— start —

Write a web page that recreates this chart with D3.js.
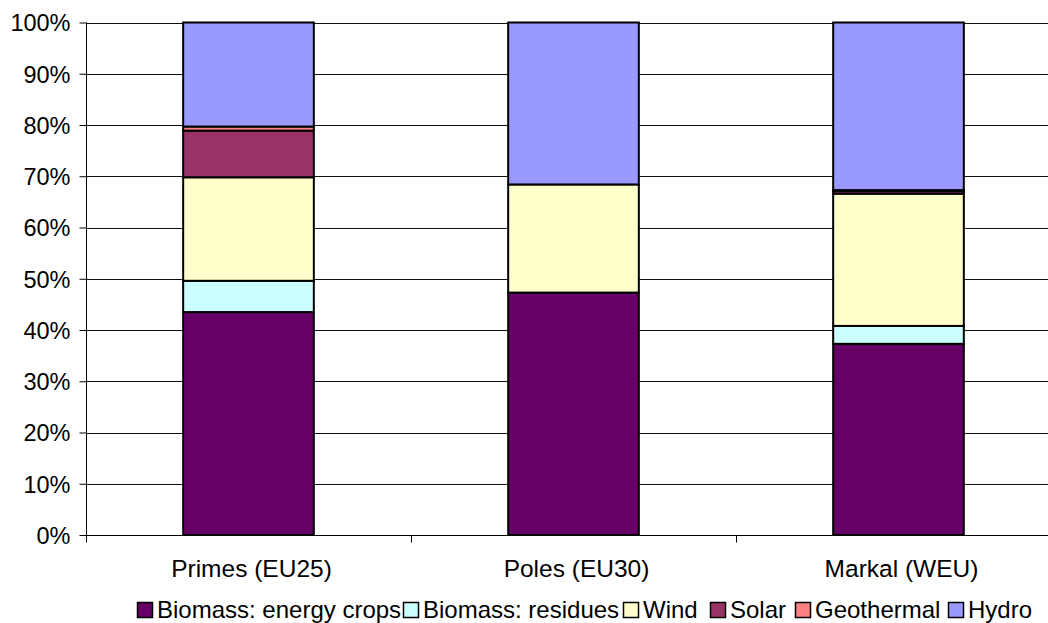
<!DOCTYPE html>
<html>
<head>
<meta charset="utf-8">
<script src="https://cdn.jsdelivr.net/npm/d3@7"></script>
<style>
  html, body { margin: 0; padding: 0; background: #fff; }
  svg { display: block; font-family: "Liberation Sans", Arial, sans-serif; }
</style>
</head>
<body>
<svg id="chart" width="1048" height="623"></svg>
<script>
const categories = ["Primes (EU25)", "Poles (EU30)", "Markal (WEU)"];
const seriesNames = ["Biomass: energy crops", "Biomass: residues", "Wind", "Solar", "Geothermal", "Hydro"];
const seriesColors = ["#660066", "#CCFFFF", "#FFFFCC", "#993366", "#FF8080", "#9999FF"];
const energyCrops = [43.5, 47.3, 37.3];
const residues    = [6.1, 0, 3.5];
const wind        = [20.2, 21.1, 25.8];
const solar       = [9.1, 0, 0.5];
const geothermal  = [0.8, 0, 0.2];
const hydro       = [20.3, 31.6, 32.7];
const yTicks = [0, 10, 20, 30, 40, 50, 60, 70, 80, 90, 100];
const tickLabels = ["0%", "10%", "20%", "30%", "40%", "50%", "60%", "70%", "80%", "90%", "100%"];

const seriesValues = [energyCrops, residues, wind, solar, geothermal, hydro];

(function () {
const svg = d3.select("#chart");
const pLeft = 86, pRight = 1061, pTop = 22.5, pBottom = 535;

const x = d3.scaleBand().domain(categories).range([pLeft, pRight]).padding(0);
const y = d3.scaleLinear().domain([0, 100]).range([pBottom, pTop]);
const barW = x.bandwidth() * 0.402;

// gridlines
svg.append("g").selectAll("line").data(yTicks.slice(1)).join("line")
  .attr("x1", pLeft).attr("x2", pRight)
  .attr("y1", d => Math.round(y(d)) + 0.5).attr("y2", d => Math.round(y(d)) + 0.5)
  .attr("stroke", "#111").attr("stroke-width", 1);

// stacked data
const rows = categories.map((c, i) => {
  const o = { cat: c };
  seriesNames.forEach((s, j) => o[s] = seriesValues[j][i]);
  return o;
});
const stack = d3.stack().keys(seriesNames)(rows);

const g = svg.append("g");
stack.forEach((layer, j) => {
  g.selectAll(null).data(layer.filter(d => d[1] - d[0] > 0)).join("rect")
    .attr("x", d => x(d.data.cat) + (x.bandwidth() - barW) / 2)
    .attr("width", barW)
    .attr("y", d => y(d[1]))
    .attr("height", d => y(d[0]) - y(d[1]))
    .attr("fill", seriesColors[j])
    .attr("stroke", "#000")
    .attr("stroke-width", 2);
});

// y axis
const yAxis = d3.axisLeft(y).tickValues(yTicks).tickFormat((d, i) => tickLabels[i]).tickSize(7).tickPadding(9);
const ya = svg.append("g").attr("transform", `translate(${pLeft + 0.5},0)`).call(yAxis);
ya.select(".domain").attr("stroke", "#000").attr("d", `M0,${pTop}V${pBottom}`);
ya.selectAll(".tick line").attr("stroke", "#000");
ya.selectAll(".tick text").attr("font-size", "23.5px").attr("fill", "#000")
  .attr("font-family", "Liberation Sans, Arial, sans-serif").attr("dy", "0.36em");

// x axis
const xa = svg.append("g").attr("transform", `translate(0,${pBottom + 0.5})`);
xa.append("line").attr("x1", pLeft).attr("x2", pRight).attr("stroke", "#000");
const bounds = [pLeft].concat(categories.map(c => x(c) + x.bandwidth()));
xa.selectAll("line.tk").data(bounds).join("line").attr("class", "tk")
  .attr("x1", d => Math.round(d) + 0.5).attr("x2", d => Math.round(d) + 0.5)
  .attr("y1", 0).attr("y2", 7).attr("stroke", "#000");
xa.selectAll("text").data(categories).join("text")
  .attr("x", d => x(d) + x.bandwidth() / 2 + 3)
  .attr("y", 41)
  .attr("text-anchor", "middle")
  .attr("font-size", "24.5px")
  .attr("fill", "#000")
  .text(d => d);

// legend
const legendX = [137, 403, 623, 710, 795, 948];
const lg = svg.append("g");
seriesNames.forEach((s, j) => {
  lg.append("rect").attr("x", legendX[j] + 0.5).attr("y", 602.5).attr("width", 15).attr("height", 15)
    .attr("fill", seriesColors[j]).attr("stroke", "#000").attr("stroke-width", 1.5);
  lg.append("text").attr("x", legendX[j] + 20).attr("y", 618)
    .attr("font-size", "24px").attr("fill", "#000").text(s);
});
})();
</script>
</body>
</html>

— end —

** Stated exercise **
Output each line exactly; omit every picture.

** Finished task **
Write a web page that recreates this chart with D3.js.
<!DOCTYPE html>
<html>
<head>
<meta charset="utf-8">
<script src="https://cdn.jsdelivr.net/npm/d3@7"></script>
<style>
  html, body { margin: 0; padding: 0; background: #fff; }
  svg { display: block; font-family: "Liberation Sans", Arial, sans-serif; }
</style>
</head>
<body>
<svg id="chart" width="1048" height="623"></svg>
<script>
const categories = ["Primes (EU25)", "Poles (EU30)", "Markal (WEU)"];
const seriesNames = ["Biomass: energy crops", "Biomass: residues", "Wind", "Solar", "Geothermal", "Hydro"];
const seriesColors = ["#660066", "#CCFFFF", "#FFFFCC", "#993366", "#FF8080", "#9999FF"];
const energyCrops = [43.5, 47.3, 37.3];
const residues    = [6.1, 0, 3.5];
const wind        = [20.2, 21.1, 25.8];
const solar       = [9.1, 0, 0.5];
const geothermal  = [0.8, 0, 0.2];
const hydro       = [20.3, 31.6, 32.7];
const yTicks = [0, 10, 20, 30, 40, 50, 60, 70, 80, 90, 100];
const tickLabels = ["0%", "10%", "20%", "30%", "40%", "50%", "60%", "70%", "80%", "90%", "100%"];

const seriesValues = [energyCrops, residues, wind, solar, geothermal, hydro];

(function () {
const svg = d3.select("#chart");
const pLeft = 86, pRight = 1061, pTop = 22.5, pBottom = 535;

const x = d3.scaleBand().domain(categories).range([pLeft, pRight]).padding(0);
const y = d3.scaleLinear().domain([0, 100]).range([pBottom, pTop]);
const barW = x.bandwidth() * 0.402;

// gridlines
svg.append("g").selectAll("line").data(yTicks.slice(1)).join("line")
  .attr("x1", pLeft).attr("x2", pRight)
  .attr("y1", d => Math.round(y(d)) + 0.5).attr("y2", d => Math.round(y(d)) + 0.5)
  .attr("stroke", "#111").attr("stroke-width", 1);

// stacked data
const rows = categories.map((c, i) => {
  const o = { cat: c };
  seriesNames.forEach((s, j) => o[s] = seriesValues[j][i]);
  return o;
});
const stack = d3.stack().keys(seriesNames)(rows);

const g = svg.append("g");
stack.forEach((layer, j) => {
  g.selectAll(null).data(layer.filter(d => d[1] - d[0] > 0)).join("rect")
    .attr("x", d => x(d.data.cat) + (x.bandwidth() - barW) / 2)
    .attr("width", barW)
    .attr("y", d => y(d[1]))
    .attr("height", d => y(d[0]) - y(d[1]))
    .attr("fill", seriesColors[j])
    .attr("stroke", "#000")
    .attr("stroke-width", 2);
});

// y axis
const yAxis = d3.axisLeft(y).tickValues(yTicks).tickFormat((d, i) => tickLabels[i]).tickSize(7).tickPadding(9);
const ya = svg.append("g").attr("transform", `translate(${pLeft + 0.5},0)`).call(yAxis);
ya.select(".domain").attr("stroke", "#000").attr("d", `M0,${pTop}V${pBottom}`);
ya.selectAll(".tick line").attr("stroke", "#000");
ya.selectAll(".tick text").attr("font-size", "23.5px").attr("fill", "#000")
  .attr("font-family", "Liberation Sans, Arial, sans-serif").attr("dy", "0.36em");

// x axis
const xa = svg.append("g").attr("transform", `translate(0,${pBottom + 0.5})`);
xa.append("line").attr("x1", pLeft).attr("x2", pRight).attr("stroke", "#000");
const bounds = [pLeft].concat(categories.map(c => x(c) + x.bandwidth()));
xa.selectAll("line.tk").data(bounds).join("line").attr("class", "tk")
  .attr("x1", d => Math.round(d) + 0.5).attr("x2", d => Math.round(d) + 0.5)
  .attr("y1", 0).attr("y2", 7).attr("stroke", "#000");
xa.selectAll("text").data(categories).join("text")
  .attr("x", d => x(d) + x.bandwidth() / 2 + 3)
  .attr("y", 41)
  .attr("text-anchor", "middle")
  .attr("font-size", "24.5px")
  .attr("fill", "#000")
  .text(d => d);

// legend
const legendX = [137, 403, 623, 710, 795, 948];
const lg = svg.append("g");
seriesNames.forEach((s, j) => {
  lg.append("rect").attr("x", legendX[j] + 0.5).attr("y", 602.5).attr("width", 15).attr("height", 15)
    .attr("fill", seriesColors[j]).attr("stroke", "#000").attr("stroke-width", 1.5);
  lg.append("text").attr("x", legendX[j] + 20).attr("y", 618)
    .attr("font-size", "24px").attr("fill", "#000").text(s);
});
})();
</script>
</body>
</html>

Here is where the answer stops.